The handful of people who were still managing and maintaining the cemetery, Green among them, sent a letter to the city in June 2006, asking that the city take over ownership and responsibility for the parts of the cemetery that no longer belonged to the Masons, Odd Fellows and Knights.
The city, however, has not officially shouldered the burden.
Green said he spoke with city officials in 2007, and told them he’d continue to help run the cemetery for one more year, but that was it.
The following year, in May 2008, the city council approved the creation of a cemetery committee.
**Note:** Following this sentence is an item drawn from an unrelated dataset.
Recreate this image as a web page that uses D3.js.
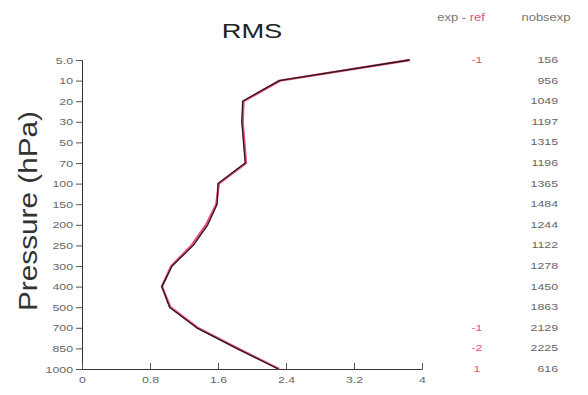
<!DOCTYPE html>
<html><head><meta charset="utf-8">
<script src="https://cdn.jsdelivr.net/npm/d3@7"></script>
<style>body{margin:0;background:#fff;}svg{display:block;font-family:"Liberation Sans",Arial,sans-serif;}</style>
</head><body><svg id="c" width="588" height="395"></svg>
<script>
const levels = ["5.0","10","20","30","50","70","100","150","200","250","300","400","500","700","850","1000"];
const rmsExp = [3.85,2.32,1.89,1.88,1.90,1.92,1.60,1.59,1.48,1.31,1.06,0.94,1.03,1.35,1.82,2.31];
const rmsRef = [3.86,2.33,1.90,1.89,1.91,1.93,1.61,1.58,1.46,1.29,1.05,0.94,1.04,1.36,1.83,2.32];
const diffLabels = ["-1","","","","","","","","","","","","","-1","-2","1"];
const nobsExp = [156,956,1049,1197,1315,1196,1365,1484,1244,1122,1278,1450,1863,2129,2225,616];
const xTicks = [0,0.8,1.6,2.4,3.2,4];

const svg = d3.select("#c");
const x = d3.scaleLinear().domain([0,4]).range([82,422]);
const y = d3.scalePoint().domain(levels).range([60,369]);
const pink = "#e8507a";
const SX = 1.3;

function stext(g, px, py, size, anchor, fill, str){
  return g.append("text").attr("transform",`translate(${px},${py}) scale(${SX},1)`)
    .attr("text-anchor",anchor).attr("font-size",size).attr("fill",fill).text(str);
}

stext(svg,252,38,21,"middle","#222","RMS");
svg.append("text").attr("transform","translate(37,211) rotate(-90)").attr("text-anchor","middle")
  .attr("font-size",26).attr("fill","#333").attr("textLength",200).attr("lengthAdjust","spacingAndGlyphs")
  .text("Pressure (hPa)");

const gy = svg.append("g").attr("transform","translate(82,0)")
  .call(d3.axisLeft(y).tickSize(6).tickPadding(3));
gy.select(".domain").attr("stroke","#333");
gy.selectAll(".tick line").attr("stroke","#555");
gy.selectAll("text").attr("font-size",9.5).attr("fill","#666")
  .attr("transform",`scale(${SX},1)`).attr("x",-9/SX);

const gx = svg.append("g").attr("transform","translate(0,369)")
  .call(d3.axisBottom(x).tickValues(xTicks).tickFormat(d=>String(d)).tickSizeInner(-6).tickSizeOuter(0).tickPadding(7));
gx.select(".domain").attr("stroke","#333");
gx.selectAll(".tick line").attr("stroke","#555");
gx.selectAll("text").attr("font-size",9.5).attr("fill","#666").attr("transform",`scale(${SX},1)`);

const line = d3.line().x(d=>x(d.v)).y(d=>y(d.l));
svg.append("path").datum(levels.map((l,i)=>({l,v:rmsRef[i]})))
  .attr("d",line).attr("fill","none").attr("stroke",pink).attr("stroke-width",2.4).attr("stroke-linejoin","round");
svg.append("path").datum(levels.map((l,i)=>({l,v:rmsExp[i]})))
  .attr("d",line).attr("fill","none").attr("stroke","#2a1a1a").attr("stroke-width",1.3).attr("stroke-linejoin","round");

const hdr = svg.append("text").attr("transform",`translate(461,21) scale(${SX},1)`).attr("text-anchor","middle").attr("font-size",10);
hdr.append("tspan").attr("fill","#777").text("exp - ");
hdr.append("tspan").attr("fill",pink).text("ref");
stext(svg,546,21,10,"middle","#777","nobsexp");

const gd = svg.append("g");
levels.forEach((l,i)=>{ if(diffLabels[i]) stext(gd,477,y(l)+3,9.5,"middle",pink,diffLabels[i]); });
const gn = svg.append("g");
levels.forEach((l,i)=>{ stext(gn,558,y(l)+3,9.5,"end","#666",String(nobsExp[i])); });
</script></body></html>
Councilors Peter Romero and Gordy Hicks were appointed to serve on the committee.
Six months later, the council passed a resolution on Nov. 17, 2008, to “re-establish ownership of said property with the understanding that the city will manage and maintain the area as a public cemetery recognizing all pre-established associations within the cemetery.”
Salome said passing the resolution would allow the city to begin the process of taking over the cemetery, and would allow the city administration “to expend funds to proceed with obtaining a legal description of the property in an effort to establish city ownership.”
Green confirmed that the change of ownership has never officially taken place.
“We’re still waiting on the city lawyer to write up a receipt of properties, of the unsold properties to be returned to the city,” Green said. “There’s a bank account, with money in it, but I’m not turning it over until that’s done.”
Romero said the city is just helping to maintain the cemetery and keep the road graded.
“We’d almost have to form a new department, if we took it over,” he said.
Romero said the Cemetery Committee has never officially met since its formation in 2008.
Salome said people are still able to buy plots in the cemetery, from the fraternal organizations, but the city has not participated in the sale of any burial sites.